Negli atenei italiani ci sono da anni dei veri e propri corsi di recupero delle competenze di base come la comprensione del testo, la scrittura, la grammatica: si tratta dei cosiddetti Ofa (Obblighi formativi aggiuntivi). Trovare le ragioni di questi due fatti apparentemente lontani (adolescenti e gli aspiranti magistrati) richiederebbe un'analisi psico-socio-culturale, che chiamerebbe in causa anche branche delle neuroscienze e della psicologia cognitiva. Come docente, ho cercato di trovare una risposta per meglio orientare la mia azione didattica. Qualcosa mi pare di aver capito da un interessante saggio di Davide Crepaldi: «Neuropsicologia della lettura. Un'introduzione per chi studia, insegna e o è solo curioso» (Carocci, 2021). Ma come cittadino mi chiedo: quali saranno gli effetti collaterali di questo fenomeno tra dieci e vent'anni? Veramente è in gioco la tenuta democratica del nostro Paese? La lingua italiana è lo strumento di decodifica della realtà e crea i presupposti della rappresentazione della realtà per ognuno di noi. In un illuminante artico reperibile sul web, che si intitola «I ragazzi di oggi non sanno pensare. Alcune riflessioni di antropologia della scrittura», Gabriele Pallotti già nel 1998 scriveva che lo studente può avere imparato la grammatica normativa, addirittura dell'italiano colto di un testo colto, «ma non ha ancora imparato del tutto a pensare da alfabetizzato: il suo pensiero è ancora dinamico, un flusso continuo di idee che ha bisogno della presenza di un interlocutore per essere interpretato, contestualizzato, definito, pieno di formule fisse e di riferimenti vaghi. L'incompleta alfabetizzazione gli preclude la possibilità di trattare le idee come oggetti, manipolandole, raggruppandole, mettendole in ordine, e il suo testo risulta il tipico prodotto di un pensiero orale o semi-orale». Dunque, è un problema vecchio, che la scuola deve affrontare, con la collaborazione dei risultati della ricerca più avanzata. Ma come fare?

Fare a scuola una didattica mirata alla lettura e alla scrittura, ovviamente. Bisogna però puntare sulla formazione iniziale dei docenti e su criteri meritocratici di selezione e reclutamento del personale docente. Forse l'azione didattica può essere un baluardo contro la mancanza del «pantareismo» linguistico-cognitivo, che trova la sua più manifesta e tangibile nella scrittura di un testo.
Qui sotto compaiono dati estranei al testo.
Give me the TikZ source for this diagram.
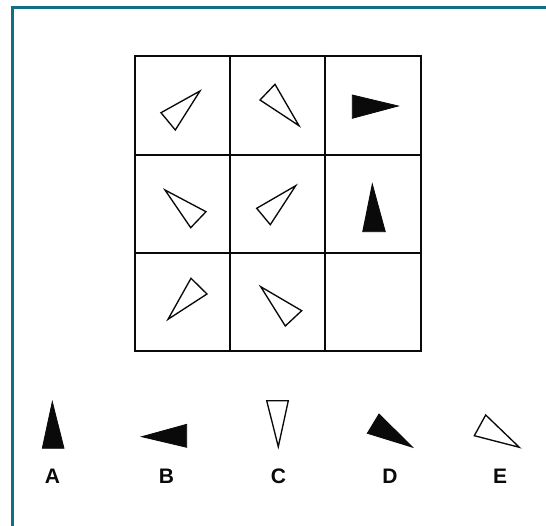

Perciò mettendo banalmente in fila i pezzi di questo puzzle, come docente, un po' azzardatamente, ritorno a porre in evidenza la proposizione della «neoquestione della lingua italiana», che non riguarda solo la scuola ma l'intera cittadinanza, in quanto ha un sostanziale diretto effetto: la nostra libertà è in mano ai giudici che esercitano il terzo potere dello Stato. Inoltre, grazie alle parole di Luca Poniz, che ha constatato, come in una radiografia, negli elaborati scritti quanto riportato nel virgolettato prima, ho ulteriormente declinato questo aspetto cognitivo, conseguenza di letture un po' selvagge e anarchiche, in un nuovo fenomeno che, peccando di presunzione, mi piace ribattezzare con un neologismo, ovvero «pantareismo» linguistico-cognitivo, che trova una sua collocazione idonea nella società liquida di Bauman.

Forse questa è una lettura semplicistica, che deve essere ancora approfondita, ma un altro -ismo nella lingua italiana, per richiamare un saggio di Capuana, male non fa. Infine, nell'editoriale di Paolo Di Stefano, si mette in luce che sia l'ala conservatrice sia l'ala progressista delle toghe hanno smesso di fare i consueti battibecchi, per «accusare» Poniz di essere stato troppo severo e stretto nella correzione degli elaborati: «Come quei genitori che non trovano di meglio che prendersela con il professore quando il figlio viene rimandato». Ha fatto benissimo Poniz, dato che si trattava di futuri giudici. Non è il caso invece della scuola, dove bisogna recuperare tutti per portarli ad un livello accettabile di competenza linguistica e, dopo due anni di Dad, valutare anche l'impegno degli alunni. Se qualcuno di loro farà il concorso da giudice, forse ci ringrazierà.